4. In McCants, the plaintiff wished to dismiss her diversity product liability action filed in Alabama because she believed that her complaint would be subject to Alabama's general one-year statute of limitations and, therefore, defendants' already-filed motion for summary judgment would be granted. The plaintiff wished to refile her suit in Mississippi, where she believed she would not be time-barred. The district court granted the plaintiff's Rule 41(a)(2) motion and dismissed the action without prejudice. McCants v. Ford Motor Co., 781 F.2d 855, 857 (11th Cir.1986). Relying in part upon Durham, this court concluded that the dismissal without prejudice was not an abuse of discretion, but remanded for further consideration of whether costs or conditions should be imposed. Id. at 859-60 (rejecting the defendant's argument that the “great costs it has incurred in defending this suit so far” constitutes plain legal prejudice given that this “practical prejudice” can “be alleviated by the imposition of costs or other conditions upon the dismissal without prejudice”).
5. Furthermore, we note that, since Pace, the Seventh Circuit has clarified that “the enumeration of factors to be considered in Pace is not equivalent to a mandate that each and every factor be resolved in favor of the moving party before dismissal is appropriate. It is rather simply a guide for the trial judge, in whom the discretion ultimately rests. Further, the very concept of discretion presupposes a zone of choice within which the trial court may go either way in granting or denying the motion.” Kovalic v. DEC Int'l, Inc., 855 F.2d 471, 474 (7th Cir.1988) (internal quotations, citations, and alterations omitted).

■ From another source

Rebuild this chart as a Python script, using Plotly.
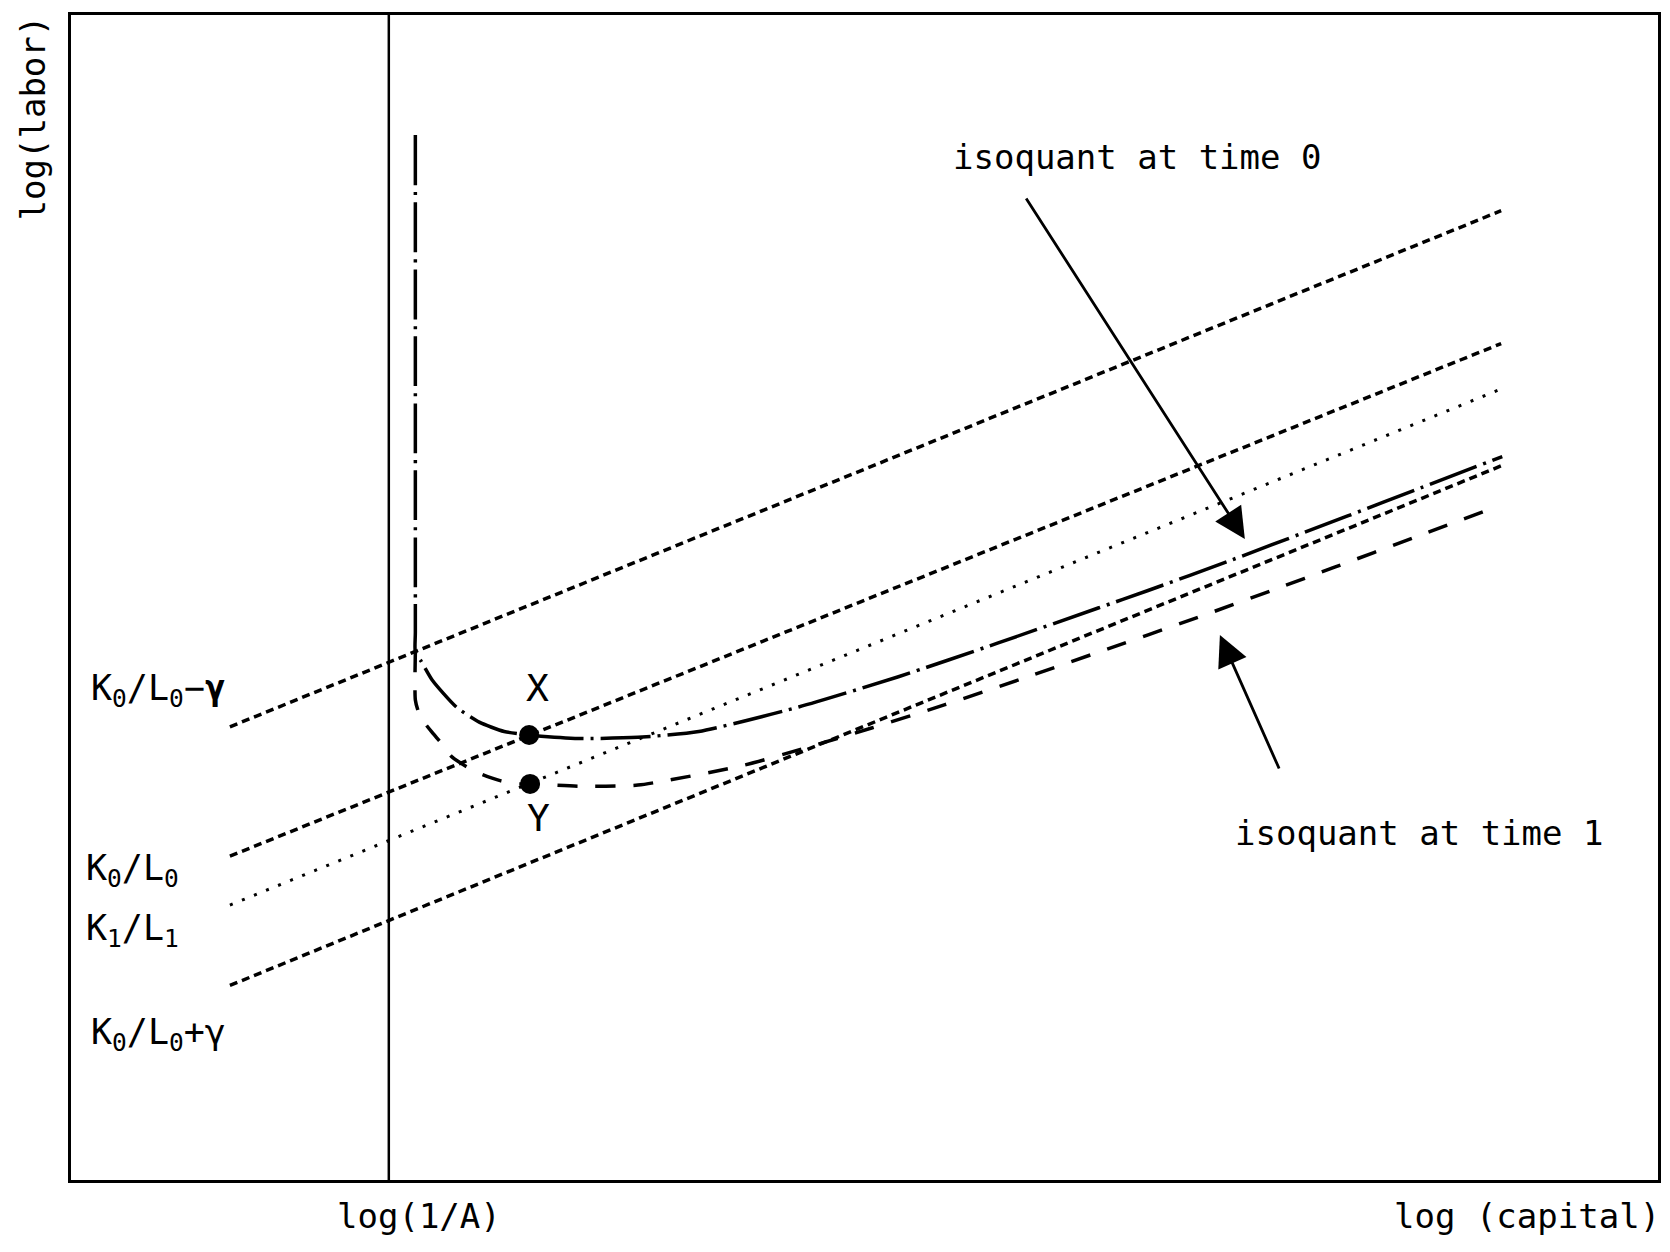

6. Boston Scientific also argues that Doe v. Urohealth Systems, Inc., 216 F.3d 157 (7th Cir.2000) is a factually similar case providing persuasive authority on the issue of whether granting a voluntary dismissal without prejudice despite the presence of an unopposed summary judgment motion would constitute an abuse of discretion. In Doe, the plaintiff brought a products liability action and then engaged in abusive and dilatory discovery tactics that resulted in several strongly worded protective orders. After the defendant filed a summary judgment motion and a motion to strike the plaintiff's expert witness, the plaintiff filed a second action in state court and then moved for a Rule 42(a)(2) dismissal of the federal court action. The district court dismissed the action without prejudice. Doe v. Urohealth Sys., Inc., 216 F.3d 157, 159-60 (7th Cir.2000).Boston Scientific cites language in Doe in which the Seventh Circuit states that it is difficult to discern from the record on appeal a justification for dismissing the case. See id. at 162-63. However, this language is dicta. Doe reversed the district court not because it abused its discretion in granting the Rule 41(a)(2) voluntary dismissal, but because it erred in applying the legal principles of res judicata to find that the defendants would not be prejudiced by a dismissal. Id. at 162. In remanding the case to the district court for further proceedings, the court acknowledged that whether legal prejudice exists “depends on the particular circumstances and that a range of factors could be taken into account” and that the district court's determination is entitled to “considerable deference.” Id. at 163.
7. At the hearing on Boston Scientific's motion to strike, Pontenberg's attorney made it clear that she was in the process of handing the case over to another attorney who was planning to incorporate Pontenberg's claims within a class action suit he was preparing to file and, for this reason, might opt to dismiss the action rather than seek extensions for the deadlines in the scheduling order. In other words, the record suggests that Pontenberg's wish to dismiss the action was motivated at least in part by a wish to join a class action lawsuit.